The second part of the manuscript, strangely dubbed “real-world etiology of adverse genetic abnormalities” is in fact an analysis of two Japanese studies. The first was published more than 10 years ago and is a clinical trial without any clear hint at “real life”. The other one is a genomic project that enrolled relapsed/refractory AML patients or patients ineligible for standard therapy. This is more “real life” since the therapeutic strategies were very heterogeneous. This study has been proposed as an interim analysis in an abstract at ASH 2020 and, more recently, again as an abstract, focusing on the genomic analysis at ASH 2021. Data from these patients are here reanalyzed comparing conventional cytogenetics alone or in combination with high throughput sequencing, demonstrating that 39 more patients were classified as presenting with and adverse profile. Patient outcomes based on these two stratifications are presented. Of note no conclusion nor message is derived from this presentation.

The third part of the manuscript is another review, based on some targeted therapies.
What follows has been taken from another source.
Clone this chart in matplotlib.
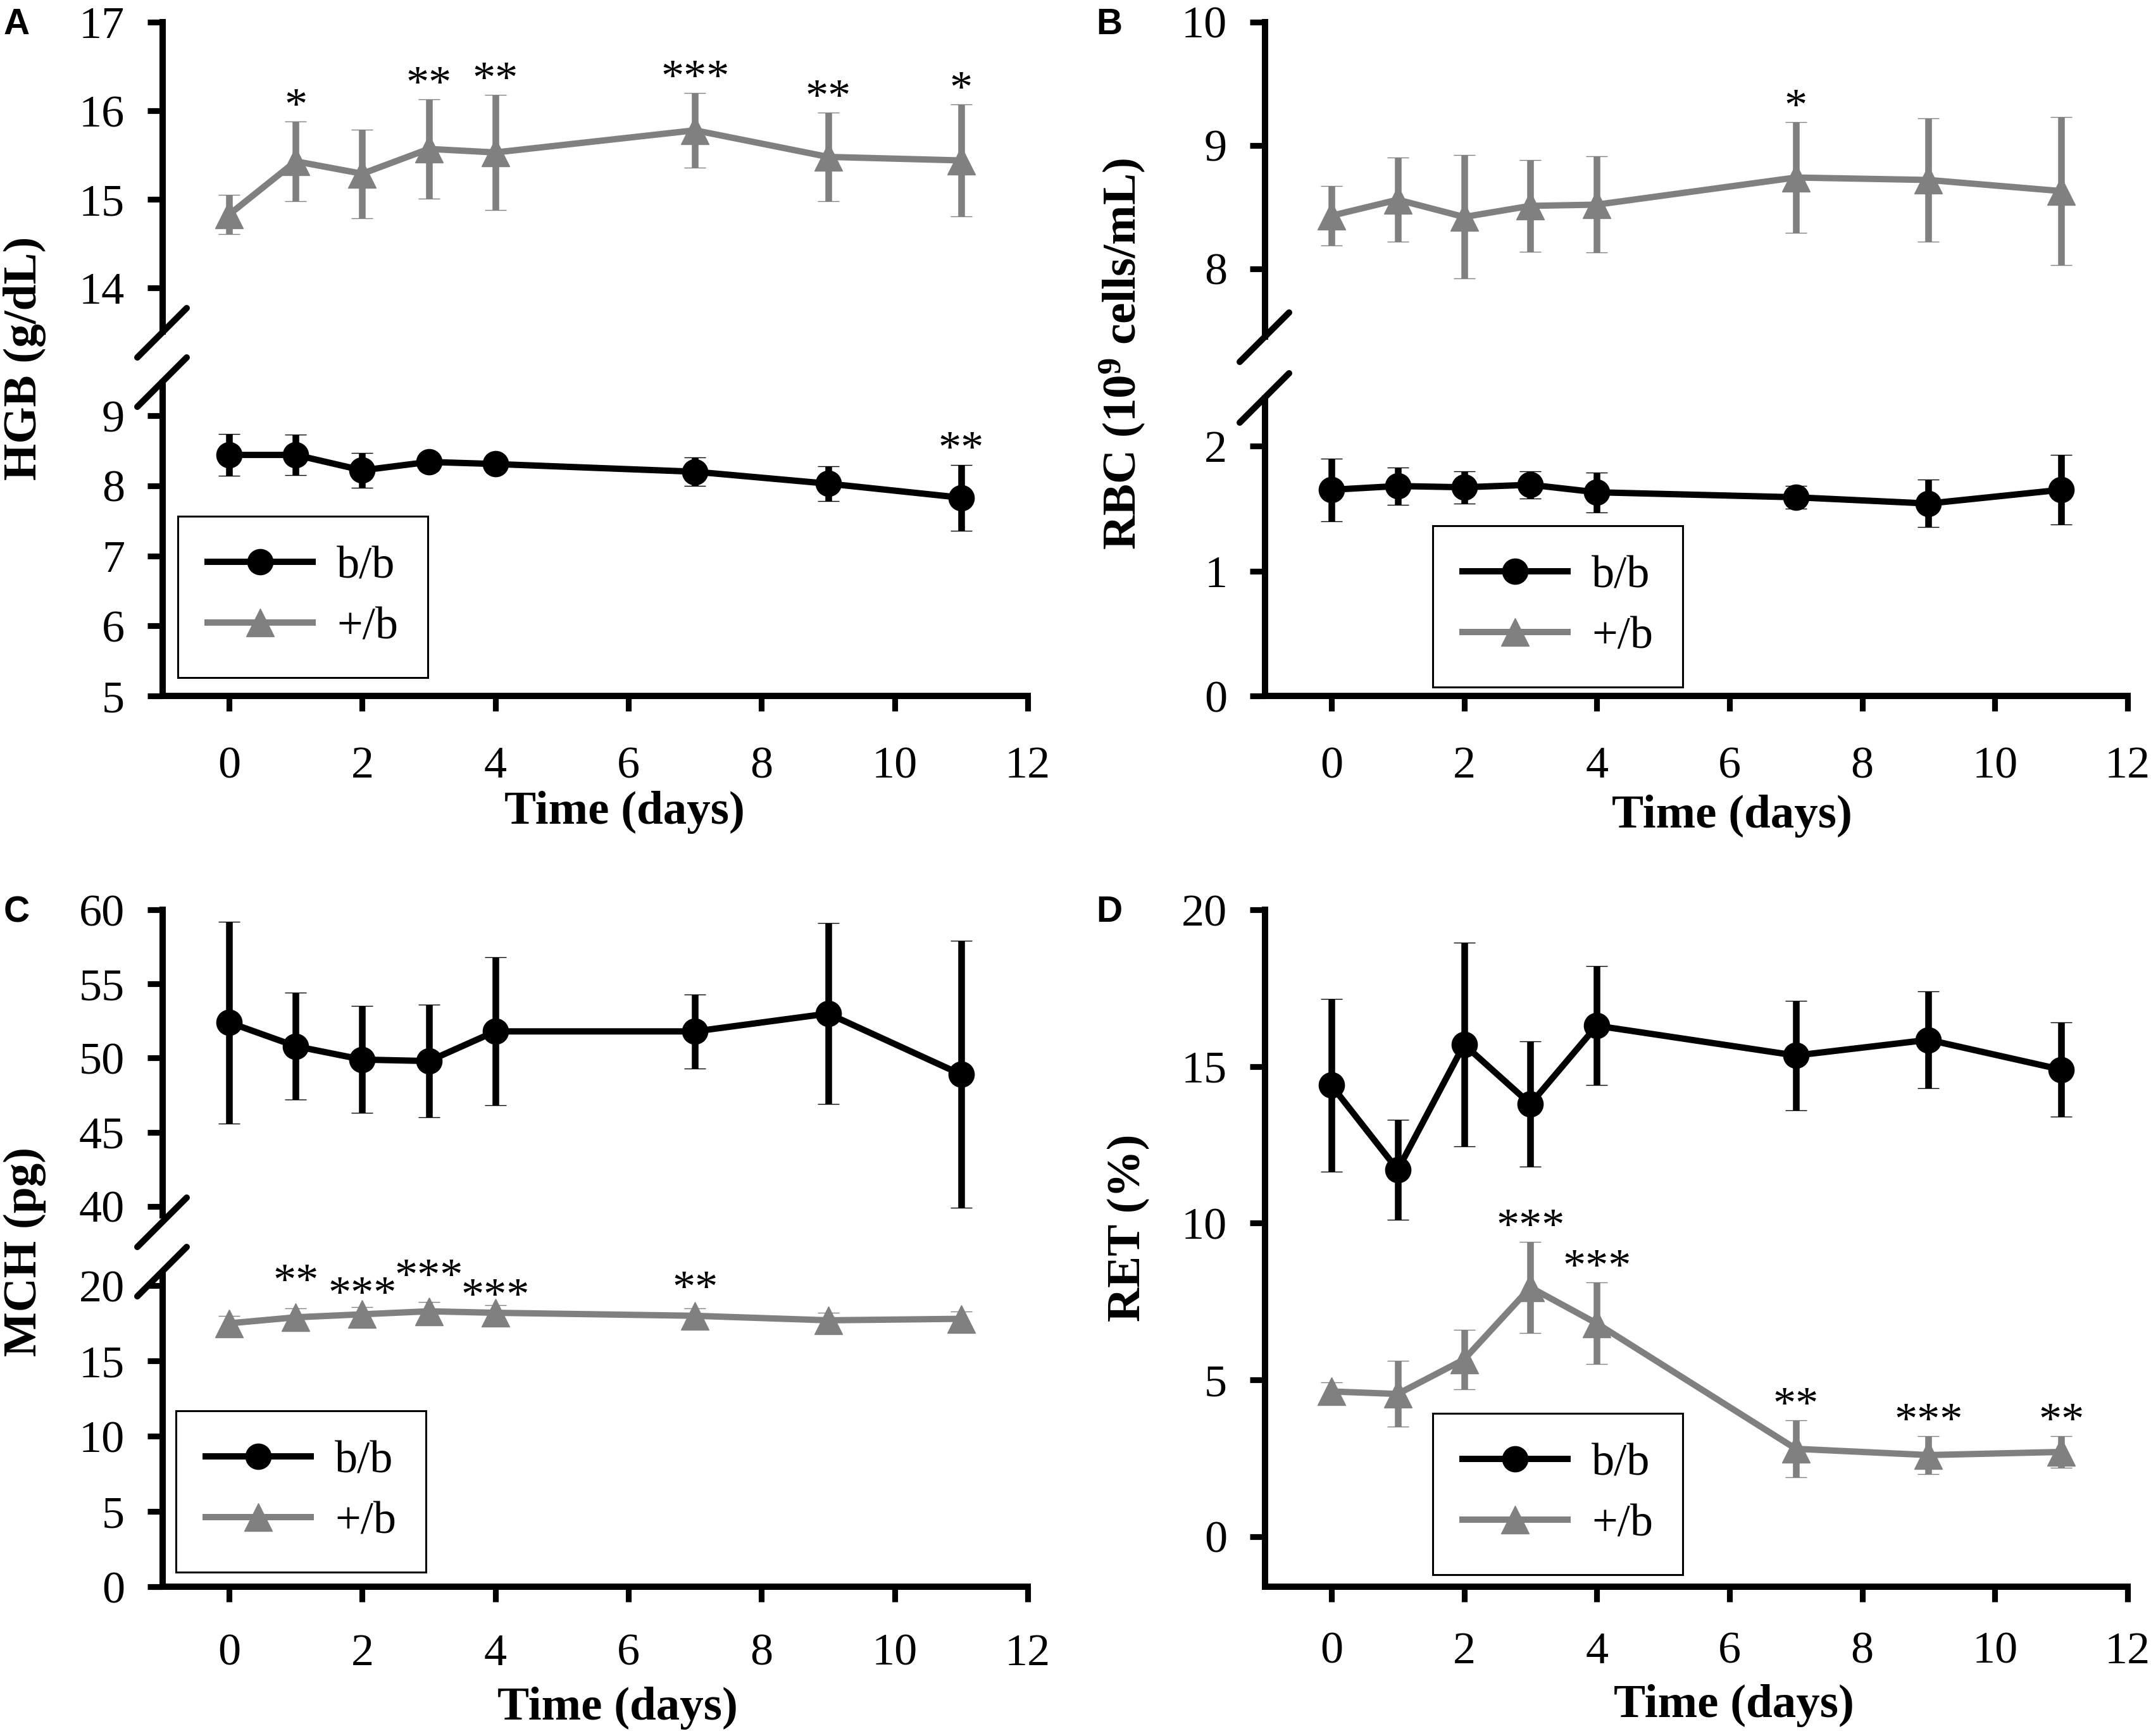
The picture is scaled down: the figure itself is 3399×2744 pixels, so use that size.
import matplotlib
matplotlib.use("Agg")
import matplotlib.pyplot as plt
from matplotlib.lines import Line2D

# ---------------- data ----------------
days = [0, 1, 2, 3, 4, 7, 9, 11]

hgb_bb = [8.44, 8.44, 8.22, 8.34, 8.31, 8.20, 8.03, 7.83]
hgb_bb_sd = [0.30, 0.29, 0.25, 0.05, 0.07, 0.20, 0.25, 0.47]
hgb_pb = [14.83, 15.43, 15.29, 15.57, 15.53, 15.78, 15.48, 15.44]
hgb_pb_sd = [0.22, 0.45, 0.50, 0.56, 0.65, 0.42, 0.50, 0.63]
hgb_bb_stars = ["", "", "", "", "", "", "", "**"]
hgb_pb_stars = ["", "*", "", "**", "**", "***", "**", "*"]

rbc_bb = [1.65, 1.68, 1.67, 1.69, 1.63, 1.59, 1.54, 1.65]
rbc_bb_sd = [0.25, 0.15, 0.13, 0.11, 0.16, 0.09, 0.19, 0.28]
rbc_pb = [8.43, 8.56, 8.42, 8.51, 8.52, 8.74, 8.72, 8.63]
rbc_pb_sd = [0.24, 0.34, 0.50, 0.37, 0.39, 0.45, 0.50, 0.60]
rbc_bb_stars = ["", "", "", "", "", "", "", ""]
rbc_pb_stars = ["", "", "", "", "", "*", "", ""]

mch_bb = [52.4, 50.8, 49.9, 49.8, 51.8, 51.8, 53.0, 48.9]
mch_bb_sd = [6.8, 3.6, 3.6, 3.8, 5.0, 2.5, 6.1, 9.0]
mch_pb = [17.5, 17.9, 18.1, 18.3, 18.2, 18.0, 17.7, 17.8]
mch_pb_sd = [0.5, 0.6, 0.5, 0.6, 0.5, 0.5, 0.5, 0.5]
mch_bb_stars = ["", "", "", "", "", "", "", ""]
mch_pb_stars = ["", "**", "***", "***", "***", "**", "", ""]

ret_bb = [14.4, 11.7, 15.7, 13.8, 16.3, 15.35, 15.85, 14.9]
ret_bb_sd = [2.75, 1.6, 3.25, 2.0, 1.9, 1.75, 1.55, 1.5]
ret_pb = [4.63, 4.55, 5.65, 7.95, 6.8, 2.8, 2.6, 2.7]
ret_pb_sd = [0.3, 1.05, 0.95, 1.45, 1.3, 0.9, 0.6, 0.5]
ret_bb_stars = ["", "", "", "", "", "", "", ""]
ret_pb_stars = ["", "", "", "***", "***", "**", "***", "**"]

series_labels = ["b/b", "+/b"]
xticks = [0, 2, 4, 6, 8, 10, 12]

# ---------------- style ----------------
plt.rcParams["font.family"] = ["Liberation Serif", "DejaVu Serif"]
plt.rcParams["mathtext.fontset"] = "custom"
plt.rcParams["mathtext.rm"] = "Liberation Serif:bold"
plt.rcParams["mathtext.bf"] = "Liberation Serif:bold"
plt.rcParams["mathtext.it"] = "Liberation Serif:bold"

W, H = 3399, 2744
DPI = 200
fig = plt.figure(figsize=(W / DPI, H / DPI), dpi=DPI)

BLACK = "#000000"
GREY = "#808080"
FS = 26
LW = 3.6
SPINE = 3.6
STAR_DY = [1.5] * 8                       # star offsets (points)
STAR_DY_C = [0, 8, 0, 7.5, -2, 4, 0, 0]    # panel C star offsets (points)


def rect(l, t, r, b):
    return [l / W, 1 - b / H, (r - l) / W, (b - t) / H]


def style_axis(ax, bottom, xpad):
    for s in ["top", "right"]:
        ax.spines[s].set_visible(False)
    ax.spines["left"].set_linewidth(SPINE)
    if bottom:
        ax.spines["bottom"].set_linewidth(SPINE)
        ax.set_xticks(xticks)
        ax.tick_params(axis="x", direction="out", length=8.5, width=3.3,
                       labelsize=FS, pad=xpad)
    else:
        ax.spines["bottom"].set_visible(False)
        ax.set_xticks([])
    ax.tick_params(axis="y", direction="out", length=8.5, width=3.3,
                   labelsize=FS, pad=13)
    ax.set_xlim(-1, 12)
    ax.set_facecolor("none")


def draw_series(ax, bb, bbsd, pb, pbsd):
    ax.errorbar(days, bb, yerr=bbsd, color=BLACK, marker="o", markersize=14.5,
                lw=LW, elinewidth=3.8, capsize=6, capthick=3.6,
                markeredgewidth=0.5, zorder=3)
    ax.errorbar(days, pb, yerr=pbsd, color=GREY, marker="^", markersize=15.5,
                lw=LW, elinewidth=3.8, capsize=6, capthick=3.6,
                markeredgewidth=0.5, zorder=3)


def draw_stars(ax, vals, sds, stars, dys):
    for x, v, s, st, dy in zip(days, vals, sds, stars, dys):
        if st:
            ax.annotate(st, (x, v + s), xytext=(0, dy), textcoords="offset points",
                        ha="center", va="baseline", fontsize=FS, clip_on=False)


def break_marks(xpx, ys):
    for y in ys:
        fig.add_artist(Line2D([(xpx - 39) / W, (xpx + 39) / W],
                              [1 - (y + 39) / H, 1 - (y - 39) / H],
                              transform=fig.transFigure, color=BLACK, lw=3.6,
                              solid_capstyle="round"))


def add_legend(ax, lpx, tpx):
    h = [Line2D([], [], color=BLACK, lw=LW, marker="o", markersize=14.5,
                markeredgewidth=0.5),
         Line2D([], [], color=GREY, lw=LW, marker="^", markersize=15.5,
                markeredgewidth=0.5)]
    leg = ax.legend(h, series_labels, loc="upper left",
                    bbox_to_anchor=(lpx / W, 1 - tpx / H),
                    bbox_transform=fig.transFigure, borderaxespad=0,
                    fontsize=FS, frameon=True, fancybox=False, framealpha=1,
                    edgecolor=BLACK, borderpad=0.65, handlelength=2.3,
                    handletextpad=0.53, labelspacing=0.42, numpoints=1)
    leg.get_frame().set_linewidth(1.1)
    leg.set_zorder(5)


def xlabel(xpx, ypx):
    fig.text(xpx / W, 1 - ypx / H, "Time (days)", ha="center", va="center",
             fontsize=27, fontweight="bold")


def ylabel(xpx, ypx, txt):
    fig.text(xpx / W, 1 - ypx / H, txt, ha="center", va="center",
             rotation=90, fontsize=27, fontweight="bold")


def letter(xpx, ypx, txt):
    fig.text(xpx / W, 1 - ypx / H, txt, ha="center", va="center",
             fontsize=20.5, fontweight="bold", family="Liberation Sans")


# ---------------- Panel A ----------------
axA1 = fig.add_axes(rect(257, 35, 1624, 524))
axA2 = fig.add_axes(rect(257, 605, 1624, 1100))
for ax, bot in [(axA1, False), (axA2, True)]:
    style_axis(ax, bot, 20)
    draw_series(ax, hgb_bb, hgb_bb_sd, hgb_pb, hgb_pb_sd)
axA1.set_ylim(13.51, 17)
axA1.set_yticks([14, 15, 16, 17])
axA2.set_ylim(5, 9.47)
axA2.set_yticks([5, 6, 7, 8, 9])
draw_stars(axA1, hgb_pb, hgb_pb_sd, hgb_pb_stars, STAR_DY)
draw_stars(axA2, hgb_bb, hgb_bb_sd, hgb_bb_stars, STAR_DY)
break_marks(256, [526, 604])
add_legend(axA2, 281, 816)
xlabel(987, 1284)
ylabel(39, 566, "HGB (g/dL)")
letter(26, 39, "A")

# ---------------- Panel B ----------------
axB1 = fig.add_axes(rect(1999, 35, 3362, 532))
axB2 = fig.add_axes(rect(1999, 630, 3362, 1100))
for ax, bot in [(axB1, False), (axB2, True)]:
    style_axis(ax, bot, 20)
    draw_series(ax, rbc_bb, rbc_bb_sd, rbc_pb, rbc_pb_sd)
axB1.set_ylim(7.45, 10)
axB1.set_yticks([8, 9, 10])
axB2.set_ylim(0, 2.38)
axB2.set_yticks([0, 1, 2])
draw_stars(axB1, rbc_pb, rbc_pb_sd, rbc_pb_stars, STAR_DY)
break_marks(1998, [533, 629])
add_legend(axB2, 2264, 831)
xlabel(2737, 1290)
ylabel(1774, 560, r"RBC (10$^{\mathbf{9}}$ cells/mL)")
letter(1753, 39, "B")

# ---------------- Panel C ----------------
axC1 = fig.add_axes(rect(257, 1438, 1624, 1921))
axC2 = fig.add_axes(rect(257, 2012, 1624, 2508))
for ax, bot in [(axC1, False), (axC2, True)]:
    style_axis(ax, bot, 18)
    draw_series(ax, mch_bb, mch_bb_sd, mch_pb, mch_pb_sd)
axC1.set_ylim(39.4, 60)
axC1.set_yticks([40, 45, 50, 55, 60])
axC2.set_ylim(0, 20.85)
axC2.set_yticks([0, 5, 10, 15, 20])
draw_stars(axC2, mch_pb, mch_pb_sd, mch_pb_stars, STAR_DY_C)
break_marks(256, [1932, 2010])
add_legend(axC2, 278, 2230)
xlabel(976, 2700)
ylabel(39, 1978, "MCH (pg)")
letter(26, 1442, "C")

# ---------------- Panel D ----------------
axD = fig.add_axes(rect(1999, 1438, 3362, 2508))
style_axis(axD, True, 17)
draw_series(axD, ret_bb, ret_bb_sd, ret_pb, ret_pb_sd)
axD.set_ylim(-1.6, 20)
axD.set_yticks([0, 5, 10, 15, 20])
draw_stars(axD, ret_pb, ret_pb_sd, ret_pb_stars, STAR_DY)
add_legend(axD, 2264, 2234)
xlabel(2740, 2696)
ylabel(1783, 1941, "RET (%)")
letter(1753, 1442, "D")

fig.savefig("out.png", dpi=DPI)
This work clearly lacks a well-defined objective. Moreover, being presented as a review, it should state how the articles were chosen, with which keywords, and the strategy for retaining or discarding the reports retrieved should be presented. Some messages should be clearly derived at least from the clinical study and for the use of the drugs that were chosen to be discussed.

The manuscript is globally reasonably well-written yet should be checked for grammatical errors.

The reference list is curious with the volume number preceding the year of publication, followed by pagination.

Author Response

We appreciate your precious comments that make this paper more valuable. The reply for your indications and questions are following.

>This work clearly lacks a well-defined objective. Moreover, being presented as a review, it should state how the articles were chosen, with which keywords, and the strategy for retaining or discarding the reports retrieved should be presented. Some messages should be clearly derived at least from the clinical study and for the use of the drugs that were chosen to be discussed.

We added method of searching literature in the introduction section. A summary figure of molecular-targeted therapy introduced in this paper was added in section 4, and the message of this paper was clarified in section 5 (conclusion).

>The manuscript is globally reasonably well-written yet should be checked for grammatical errors.

This paper got English proofreading again.

>The reference list is curious with the volume number preceding the year of publication, followed by pagination.

We re-checked and followed the MDPI Reference List and Citations Style Guide.